Но справедливость требует отметить, что Антонович высказал и ряд верных положений о замысле тургеневского романа, о роли искусства в общественном воспитании человека и об отношении Базарова к искусству. В отличие от Каткова он признавал серьезными и полезными занятия демократов-шестидесятников естественными науками.
Рис. 3. Д. И. Писарев
Точка зрения "Русского слова" наиболее ярко отразилась в статьях Д. И. Писарева "Базаров", "Реалисты" (первоначально статья называлась "Нерешенный вопрос"), "Мыслящий пролетариат", "Посмотрим!". Ее в основном разделял и Герцен в статье "Еще раз Базаров" (1868). Вслед за Чернышевским и Добролюбовым, в отличие от Антоновича, Писарев считал главной задачей критики анализ идей произведения, степень их соответствия жизненной правде. Сняв с Базарова обвинение в карикатурности, критик глубоко объяснил положительное значение героя романа, подчеркнул жизненную важность и социальную роль Базаровых. Он утверждал: "Наш теперешний литературный реализм не выписан из заграницы в готовом виде, а формируется у нас дома"1. Отграничив роман "Отцы и дети" от антинигилистических романов Клюшникова, Писемского, Лескова и других, Писарев в то же время сблизил его с романом Чернышевского "Что делать?".
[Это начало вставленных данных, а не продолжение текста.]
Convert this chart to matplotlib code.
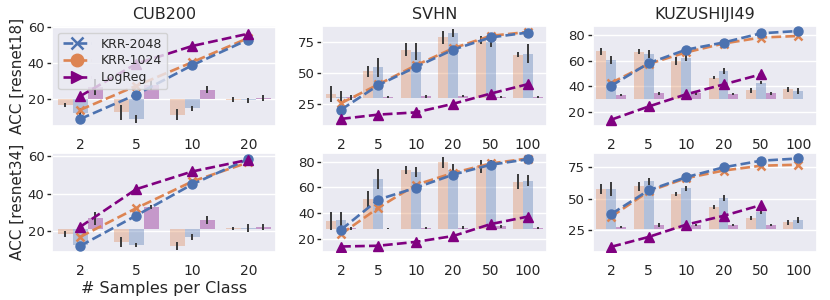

1 ("Русское слово", 1864, № 9, с. 2)
Однако Писарев допустил и ошибочные положения: недостаточно глубоко веря в революционные возможности народа, он оправдывал базаровскую индиферентность по отношению к народу; критик недооценивал роль эстетики в жизни и влияние искусства на чувства человека; нечетко представлял себе классовое размежевание "отцов" и "детей" И все же, несмотря на эти ошибочные положения, Писарев с большей объективностью, чем другие критики, подошел к роману и глубоко вскрыл ее проблематику.
Итак, в романе "Отцы и дети" запечатлены существенные черты передового человека эпохи 60-х годов. И хотя писатель наделил своего героя изрядной долей скептицизма и пессимизма, заставил его во второй половине романа поступиться прежними убеждениями и попасть в плен отрицаемой им романтики, роман объективно показывает, насколько огромна, выражаясь словами Горького, "сила сопротивления живого материала личному произволу художника", его классовым симпатиям и антипатиям. На протяжении всего романа классовая тенденция автора преодолевалась обобщающей силой художника. Замысел Тургенева корректировался жизнью, и правда жизни в конце концов побеждала.
Базаров, по словам Герцена, все-таки подавил собой и пустейшего человека с душистыми усами, и размазню отца и бланманже Аркадия. Это явилось результатом огромной обобщающей силы тургеневского художественного творчества.